> _What the exercise asks_:
Reproduce all the lines exactly as they stand, apart from the pictures.

> _Source material_:

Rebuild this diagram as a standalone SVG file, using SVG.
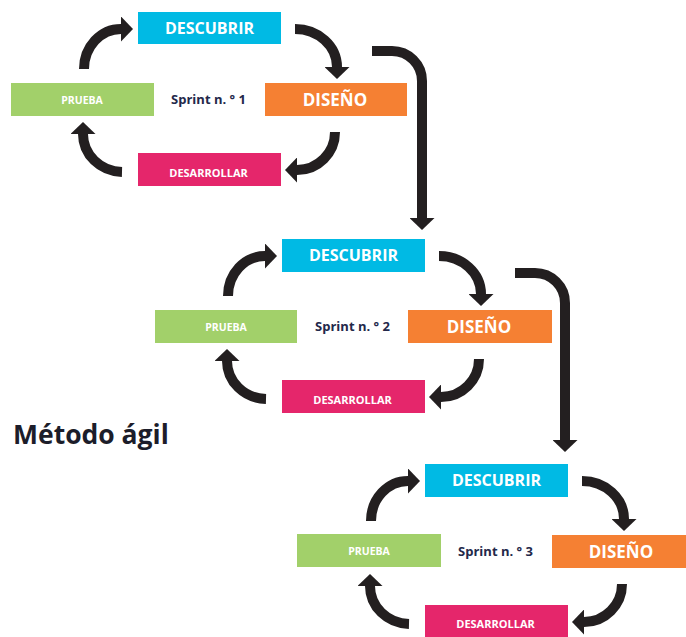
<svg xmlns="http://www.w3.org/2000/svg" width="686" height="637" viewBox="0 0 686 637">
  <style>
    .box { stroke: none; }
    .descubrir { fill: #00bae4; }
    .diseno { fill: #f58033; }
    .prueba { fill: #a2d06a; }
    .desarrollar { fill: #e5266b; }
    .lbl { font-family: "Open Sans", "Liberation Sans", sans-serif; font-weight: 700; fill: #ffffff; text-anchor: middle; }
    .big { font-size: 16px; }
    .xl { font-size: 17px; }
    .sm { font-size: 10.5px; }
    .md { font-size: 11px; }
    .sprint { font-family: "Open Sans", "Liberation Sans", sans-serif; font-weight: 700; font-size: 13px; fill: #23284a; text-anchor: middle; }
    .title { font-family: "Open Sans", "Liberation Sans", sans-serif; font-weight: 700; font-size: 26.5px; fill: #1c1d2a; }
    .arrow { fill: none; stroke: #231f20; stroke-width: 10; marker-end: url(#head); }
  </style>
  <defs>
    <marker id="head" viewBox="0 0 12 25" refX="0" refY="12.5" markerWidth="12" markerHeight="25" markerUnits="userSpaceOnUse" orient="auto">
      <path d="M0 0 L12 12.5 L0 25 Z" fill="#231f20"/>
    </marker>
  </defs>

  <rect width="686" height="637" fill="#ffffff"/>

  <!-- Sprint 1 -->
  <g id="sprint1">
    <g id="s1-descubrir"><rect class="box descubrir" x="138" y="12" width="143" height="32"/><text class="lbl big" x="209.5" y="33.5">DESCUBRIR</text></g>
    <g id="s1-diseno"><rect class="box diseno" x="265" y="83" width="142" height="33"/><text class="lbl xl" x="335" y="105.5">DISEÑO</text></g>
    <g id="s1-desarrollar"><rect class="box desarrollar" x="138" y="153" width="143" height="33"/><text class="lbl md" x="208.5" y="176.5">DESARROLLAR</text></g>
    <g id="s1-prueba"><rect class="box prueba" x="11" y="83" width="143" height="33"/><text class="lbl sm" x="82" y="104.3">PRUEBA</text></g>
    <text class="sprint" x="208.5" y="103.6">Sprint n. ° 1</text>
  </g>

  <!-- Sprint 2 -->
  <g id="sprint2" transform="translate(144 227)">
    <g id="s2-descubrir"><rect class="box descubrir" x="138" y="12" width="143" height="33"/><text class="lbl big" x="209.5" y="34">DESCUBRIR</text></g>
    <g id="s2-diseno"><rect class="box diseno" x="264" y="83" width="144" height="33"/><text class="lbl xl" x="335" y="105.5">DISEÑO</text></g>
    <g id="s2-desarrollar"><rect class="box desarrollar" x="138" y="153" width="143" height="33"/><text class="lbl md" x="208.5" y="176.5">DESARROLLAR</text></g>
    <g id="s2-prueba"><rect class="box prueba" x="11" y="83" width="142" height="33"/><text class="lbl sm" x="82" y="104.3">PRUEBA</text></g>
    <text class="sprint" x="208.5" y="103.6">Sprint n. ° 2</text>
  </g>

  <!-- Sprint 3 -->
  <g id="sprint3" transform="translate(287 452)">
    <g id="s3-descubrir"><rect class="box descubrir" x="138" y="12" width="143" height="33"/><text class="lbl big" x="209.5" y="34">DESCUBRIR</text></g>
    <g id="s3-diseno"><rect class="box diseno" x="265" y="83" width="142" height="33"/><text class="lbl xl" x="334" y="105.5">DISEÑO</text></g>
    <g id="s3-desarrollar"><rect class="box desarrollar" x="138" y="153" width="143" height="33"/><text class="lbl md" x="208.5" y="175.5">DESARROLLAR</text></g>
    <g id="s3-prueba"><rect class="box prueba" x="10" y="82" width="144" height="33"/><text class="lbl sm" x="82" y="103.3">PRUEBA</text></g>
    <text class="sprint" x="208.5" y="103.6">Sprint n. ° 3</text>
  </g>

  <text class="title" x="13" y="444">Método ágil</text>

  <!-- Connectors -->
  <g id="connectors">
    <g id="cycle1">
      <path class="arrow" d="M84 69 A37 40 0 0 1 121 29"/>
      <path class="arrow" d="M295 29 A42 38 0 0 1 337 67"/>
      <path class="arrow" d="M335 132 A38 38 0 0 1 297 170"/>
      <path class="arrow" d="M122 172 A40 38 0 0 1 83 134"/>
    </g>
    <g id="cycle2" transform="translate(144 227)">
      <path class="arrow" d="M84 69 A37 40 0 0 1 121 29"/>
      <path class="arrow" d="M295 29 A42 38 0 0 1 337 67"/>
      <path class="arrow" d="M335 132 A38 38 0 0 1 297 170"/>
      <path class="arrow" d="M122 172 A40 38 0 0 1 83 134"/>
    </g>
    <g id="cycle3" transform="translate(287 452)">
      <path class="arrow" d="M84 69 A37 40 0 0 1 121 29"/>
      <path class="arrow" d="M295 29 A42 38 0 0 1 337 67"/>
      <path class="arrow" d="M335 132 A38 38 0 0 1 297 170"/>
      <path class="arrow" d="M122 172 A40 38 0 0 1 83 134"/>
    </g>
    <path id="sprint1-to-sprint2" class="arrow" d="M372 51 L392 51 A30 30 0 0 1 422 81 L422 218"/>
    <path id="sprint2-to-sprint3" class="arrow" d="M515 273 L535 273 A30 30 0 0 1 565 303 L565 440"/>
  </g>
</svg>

> _Worked solution_:
Rebuild this diagram as a standalone SVG file, using SVG.
<svg xmlns="http://www.w3.org/2000/svg" width="686" height="637" viewBox="0 0 686 637">
  <style>
    .box { stroke: none; }
    .descubrir { fill: #00bae4; }
    .diseno { fill: #f58033; }
    .prueba { fill: #a2d06a; }
    .desarrollar { fill: #e5266b; }
    .lbl { font-family: "Open Sans", "Liberation Sans", sans-serif; font-weight: 700; fill: #ffffff; text-anchor: middle; }
    .big { font-size: 16px; }
    .xl { font-size: 17px; }
    .sm { font-size: 10.5px; }
    .md { font-size: 11px; }
    .sprint { font-family: "Open Sans", "Liberation Sans", sans-serif; font-weight: 700; font-size: 13px; fill: #23284a; text-anchor: middle; }
    .title { font-family: "Open Sans", "Liberation Sans", sans-serif; font-weight: 700; font-size: 26.5px; fill: #1c1d2a; }
    .arrow { fill: none; stroke: #231f20; stroke-width: 10; marker-end: url(#head); }
  </style>
  <defs>
    <marker id="head" viewBox="0 0 12 25" refX="0" refY="12.5" markerWidth="12" markerHeight="25" markerUnits="userSpaceOnUse" orient="auto">
      <path d="M0 0 L12 12.5 L0 25 Z" fill="#231f20"/>
    </marker>
  </defs>

  <rect width="686" height="637" fill="#ffffff"/>

  <!-- Sprint 1 -->
  <g id="sprint1">
    <g id="s1-descubrir"><rect class="box descubrir" x="138" y="12" width="143" height="32"/><text class="lbl big" x="209.5" y="33.5">DESCUBRIR</text></g>
    <g id="s1-diseno"><rect class="box diseno" x="265" y="83" width="142" height="33"/><text class="lbl xl" x="335" y="105.5">DISEÑO</text></g>
    <g id="s1-desarrollar"><rect class="box desarrollar" x="138" y="153" width="143" height="33"/><text class="lbl md" x="208.5" y="176.5">DESARROLLAR</text></g>
    <g id="s1-prueba"><rect class="box prueba" x="11" y="83" width="143" height="33"/><text class="lbl sm" x="82" y="104.3">PRUEBA</text></g>
    <text class="sprint" x="208.5" y="103.6">Sprint n. ° 1</text>
  </g>

  <!-- Sprint 2 -->
  <g id="sprint2" transform="translate(144 227)">
    <g id="s2-descubrir"><rect class="box descubrir" x="138" y="12" width="143" height="33"/><text class="lbl big" x="209.5" y="34">DESCUBRIR</text></g>
    <g id="s2-diseno"><rect class="box diseno" x="264" y="83" width="144" height="33"/><text class="lbl xl" x="335" y="105.5">DISEÑO</text></g>
    <g id="s2-desarrollar"><rect class="box desarrollar" x="138" y="153" width="143" height="33"/><text class="lbl md" x="208.5" y="176.5">DESARROLLAR</text></g>
    <g id="s2-prueba"><rect class="box prueba" x="11" y="83" width="142" height="33"/><text class="lbl sm" x="82" y="104.3">PRUEBA</text></g>
    <text class="sprint" x="208.5" y="103.6">Sprint n. ° 2</text>
  </g>

  <!-- Sprint 3 -->
  <g id="sprint3" transform="translate(287 452)">
    <g id="s3-descubrir"><rect class="box descubrir" x="138" y="12" width="143" height="33"/><text class="lbl big" x="209.5" y="34">DESCUBRIR</text></g>
    <g id="s3-diseno"><rect class="box diseno" x="265" y="83" width="142" height="33"/><text class="lbl xl" x="334" y="105.5">DISEÑO</text></g>
    <g id="s3-desarrollar"><rect class="box desarrollar" x="138" y="153" width="143" height="33"/><text class="lbl md" x="208.5" y="175.5">DESARROLLAR</text></g>
    <g id="s3-prueba"><rect class="box prueba" x="10" y="82" width="144" height="33"/><text class="lbl sm" x="82" y="103.3">PRUEBA</text></g>
    <text class="sprint" x="208.5" y="103.6">Sprint n. ° 3</text>
  </g>

  <text class="title" x="13" y="444">Método ágil</text>

  <!-- Connectors -->
  <g id="connectors">
    <g id="cycle1">
      <path class="arrow" d="M84 69 A37 40 0 0 1 121 29"/>
      <path class="arrow" d="M295 29 A42 38 0 0 1 337 67"/>
      <path class="arrow" d="M335 132 A38 38 0 0 1 297 170"/>
      <path class="arrow" d="M122 172 A40 38 0 0 1 83 134"/>
    </g>
    <g id="cycle2" transform="translate(144 227)">
      <path class="arrow" d="M84 69 A37 40 0 0 1 121 29"/>
      <path class="arrow" d="M295 29 A42 38 0 0 1 337 67"/>
      <path class="arrow" d="M335 132 A38 38 0 0 1 297 170"/>
      <path class="arrow" d="M122 172 A40 38 0 0 1 83 134"/>
    </g>
    <g id="cycle3" transform="translate(287 452)">
      <path class="arrow" d="M84 69 A37 40 0 0 1 121 29"/>
      <path class="arrow" d="M295 29 A42 38 0 0 1 337 67"/>
      <path class="arrow" d="M335 132 A38 38 0 0 1 297 170"/>
      <path class="arrow" d="M122 172 A40 38 0 0 1 83 134"/>
    </g>
    <path id="sprint1-to-sprint2" class="arrow" d="M372 51 L392 51 A30 30 0 0 1 422 81 L422 218"/>
    <path id="sprint2-to-sprint3" class="arrow" d="M515 273 L535 273 A30 30 0 0 1 565 303 L565 440"/>
  </g>
</svg>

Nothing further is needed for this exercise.